**Task goal:**
Can you transcribe the data exactly? Leave the pictures out.
— Begin —
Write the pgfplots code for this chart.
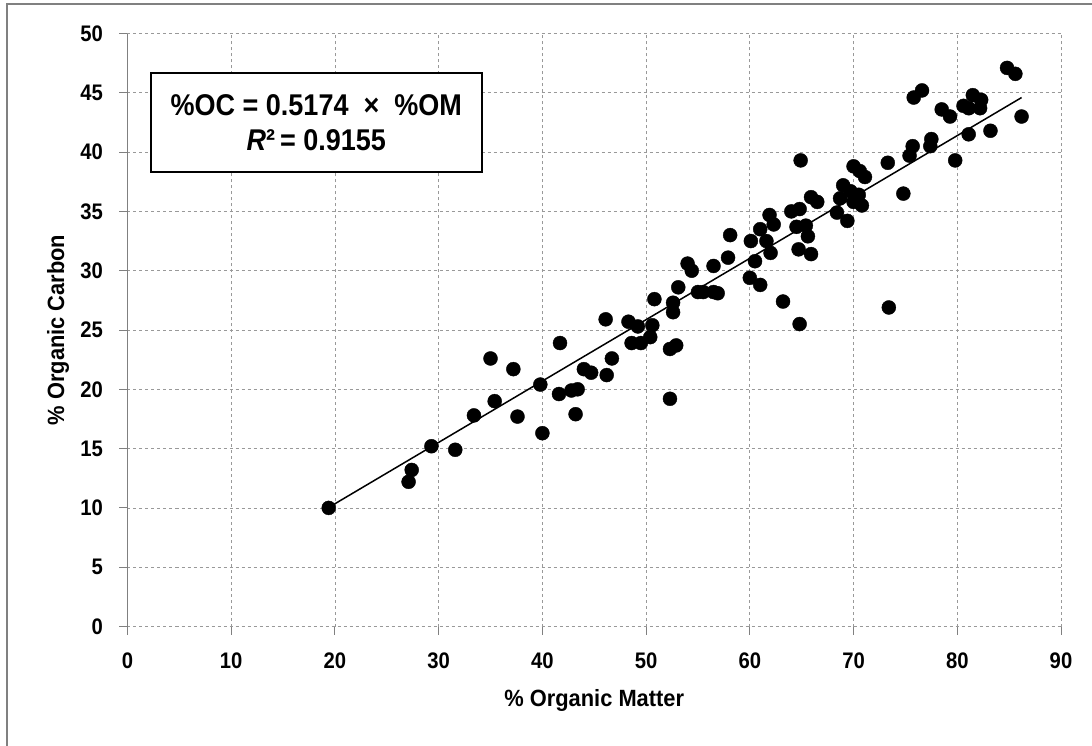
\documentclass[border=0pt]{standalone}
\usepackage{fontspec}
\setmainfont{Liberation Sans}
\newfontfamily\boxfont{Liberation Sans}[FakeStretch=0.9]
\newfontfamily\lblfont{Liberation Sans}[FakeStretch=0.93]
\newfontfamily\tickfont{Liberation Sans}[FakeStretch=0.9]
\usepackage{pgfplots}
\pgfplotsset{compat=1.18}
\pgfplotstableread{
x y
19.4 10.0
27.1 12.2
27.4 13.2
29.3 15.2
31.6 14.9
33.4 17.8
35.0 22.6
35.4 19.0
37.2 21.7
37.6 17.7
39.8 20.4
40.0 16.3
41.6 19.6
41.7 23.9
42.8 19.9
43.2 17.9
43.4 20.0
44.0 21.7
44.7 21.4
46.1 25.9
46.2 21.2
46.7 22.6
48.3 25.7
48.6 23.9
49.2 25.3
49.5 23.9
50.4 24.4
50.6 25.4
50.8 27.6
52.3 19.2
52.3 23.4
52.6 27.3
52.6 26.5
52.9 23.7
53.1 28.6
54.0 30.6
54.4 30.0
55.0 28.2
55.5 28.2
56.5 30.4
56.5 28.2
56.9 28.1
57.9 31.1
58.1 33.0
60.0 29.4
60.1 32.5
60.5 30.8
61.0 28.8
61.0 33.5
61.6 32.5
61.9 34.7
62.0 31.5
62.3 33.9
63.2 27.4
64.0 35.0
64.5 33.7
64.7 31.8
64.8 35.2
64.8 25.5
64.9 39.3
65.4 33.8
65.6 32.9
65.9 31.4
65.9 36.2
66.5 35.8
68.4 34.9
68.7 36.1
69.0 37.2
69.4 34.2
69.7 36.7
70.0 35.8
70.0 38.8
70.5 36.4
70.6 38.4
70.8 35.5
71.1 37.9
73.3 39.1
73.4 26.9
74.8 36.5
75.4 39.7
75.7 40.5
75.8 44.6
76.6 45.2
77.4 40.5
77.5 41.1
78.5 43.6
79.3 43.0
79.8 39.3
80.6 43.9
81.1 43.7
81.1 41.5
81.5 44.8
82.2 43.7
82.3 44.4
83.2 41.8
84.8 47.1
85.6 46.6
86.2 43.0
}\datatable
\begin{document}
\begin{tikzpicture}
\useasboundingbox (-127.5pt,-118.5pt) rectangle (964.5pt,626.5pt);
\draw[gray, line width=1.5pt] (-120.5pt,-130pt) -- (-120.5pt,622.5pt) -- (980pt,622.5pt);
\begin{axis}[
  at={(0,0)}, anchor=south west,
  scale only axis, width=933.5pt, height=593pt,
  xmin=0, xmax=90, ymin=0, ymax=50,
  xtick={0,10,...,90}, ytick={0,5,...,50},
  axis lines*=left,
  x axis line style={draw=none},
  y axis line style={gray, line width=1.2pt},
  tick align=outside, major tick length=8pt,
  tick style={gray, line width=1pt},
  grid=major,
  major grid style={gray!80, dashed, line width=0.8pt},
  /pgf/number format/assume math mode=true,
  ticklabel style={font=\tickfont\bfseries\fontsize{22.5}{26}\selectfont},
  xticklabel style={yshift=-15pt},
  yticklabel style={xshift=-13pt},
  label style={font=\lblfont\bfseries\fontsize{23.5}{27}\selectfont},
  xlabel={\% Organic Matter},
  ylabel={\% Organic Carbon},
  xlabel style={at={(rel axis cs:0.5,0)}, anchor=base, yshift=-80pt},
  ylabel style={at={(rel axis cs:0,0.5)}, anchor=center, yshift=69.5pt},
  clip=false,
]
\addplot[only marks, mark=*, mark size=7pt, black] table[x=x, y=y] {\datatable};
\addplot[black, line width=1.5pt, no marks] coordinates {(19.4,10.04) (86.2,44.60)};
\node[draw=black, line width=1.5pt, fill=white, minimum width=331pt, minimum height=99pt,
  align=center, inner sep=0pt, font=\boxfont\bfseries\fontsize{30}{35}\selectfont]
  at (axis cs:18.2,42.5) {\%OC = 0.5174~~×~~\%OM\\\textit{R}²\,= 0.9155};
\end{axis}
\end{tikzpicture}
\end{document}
— End —
**Answer to the task:**
Write the pgfplots code for this chart.
\documentclass[border=0pt]{standalone}
\usepackage{fontspec}
\setmainfont{Liberation Sans}
\newfontfamily\boxfont{Liberation Sans}[FakeStretch=0.9]
\newfontfamily\lblfont{Liberation Sans}[FakeStretch=0.93]
\newfontfamily\tickfont{Liberation Sans}[FakeStretch=0.9]
\usepackage{pgfplots}
\pgfplotsset{compat=1.18}
\pgfplotstableread{
x y
19.4 10.0
27.1 12.2
27.4 13.2
29.3 15.2
31.6 14.9
33.4 17.8
35.0 22.6
35.4 19.0
37.2 21.7
37.6 17.7
39.8 20.4
40.0 16.3
41.6 19.6
41.7 23.9
42.8 19.9
43.2 17.9
43.4 20.0
44.0 21.7
44.7 21.4
46.1 25.9
46.2 21.2
46.7 22.6
48.3 25.7
48.6 23.9
49.2 25.3
49.5 23.9
50.4 24.4
50.6 25.4
50.8 27.6
52.3 19.2
52.3 23.4
52.6 27.3
52.6 26.5
52.9 23.7
53.1 28.6
54.0 30.6
54.4 30.0
55.0 28.2
55.5 28.2
56.5 30.4
56.5 28.2
56.9 28.1
57.9 31.1
58.1 33.0
60.0 29.4
60.1 32.5
60.5 30.8
61.0 28.8
61.0 33.5
61.6 32.5
61.9 34.7
62.0 31.5
62.3 33.9
63.2 27.4
64.0 35.0
64.5 33.7
64.7 31.8
64.8 35.2
64.8 25.5
64.9 39.3
65.4 33.8
65.6 32.9
65.9 31.4
65.9 36.2
66.5 35.8
68.4 34.9
68.7 36.1
69.0 37.2
69.4 34.2
69.7 36.7
70.0 35.8
70.0 38.8
70.5 36.4
70.6 38.4
70.8 35.5
71.1 37.9
73.3 39.1
73.4 26.9
74.8 36.5
75.4 39.7
75.7 40.5
75.8 44.6
76.6 45.2
77.4 40.5
77.5 41.1
78.5 43.6
79.3 43.0
79.8 39.3
80.6 43.9
81.1 43.7
81.1 41.5
81.5 44.8
82.2 43.7
82.3 44.4
83.2 41.8
84.8 47.1
85.6 46.6
86.2 43.0
}\datatable
\begin{document}
\begin{tikzpicture}
\useasboundingbox (-127.5pt,-118.5pt) rectangle (964.5pt,626.5pt);
\draw[gray, line width=1.5pt] (-120.5pt,-130pt) -- (-120.5pt,622.5pt) -- (980pt,622.5pt);
\begin{axis}[
  at={(0,0)}, anchor=south west,
  scale only axis, width=933.5pt, height=593pt,
  xmin=0, xmax=90, ymin=0, ymax=50,
  xtick={0,10,...,90}, ytick={0,5,...,50},
  axis lines*=left,
  x axis line style={draw=none},
  y axis line style={gray, line width=1.2pt},
  tick align=outside, major tick length=8pt,
  tick style={gray, line width=1pt},
  grid=major,
  major grid style={gray!80, dashed, line width=0.8pt},
  /pgf/number format/assume math mode=true,
  ticklabel style={font=\tickfont\bfseries\fontsize{22.5}{26}\selectfont},
  xticklabel style={yshift=-15pt},
  yticklabel style={xshift=-13pt},
  label style={font=\lblfont\bfseries\fontsize{23.5}{27}\selectfont},
  xlabel={\% Organic Matter},
  ylabel={\% Organic Carbon},
  xlabel style={at={(rel axis cs:0.5,0)}, anchor=base, yshift=-80pt},
  ylabel style={at={(rel axis cs:0,0.5)}, anchor=center, yshift=69.5pt},
  clip=false,
]
\addplot[only marks, mark=*, mark size=7pt, black] table[x=x, y=y] {\datatable};
\addplot[black, line width=1.5pt, no marks] coordinates {(19.4,10.04) (86.2,44.60)};
\node[draw=black, line width=1.5pt, fill=white, minimum width=331pt, minimum height=99pt,
  align=center, inner sep=0pt, font=\boxfont\bfseries\fontsize{30}{35}\selectfont]
  at (axis cs:18.2,42.5) {\%OC = 0.5174~~×~~\%OM\\\textit{R}²\,= 0.9155};
\end{axis}
\end{tikzpicture}
\end{document}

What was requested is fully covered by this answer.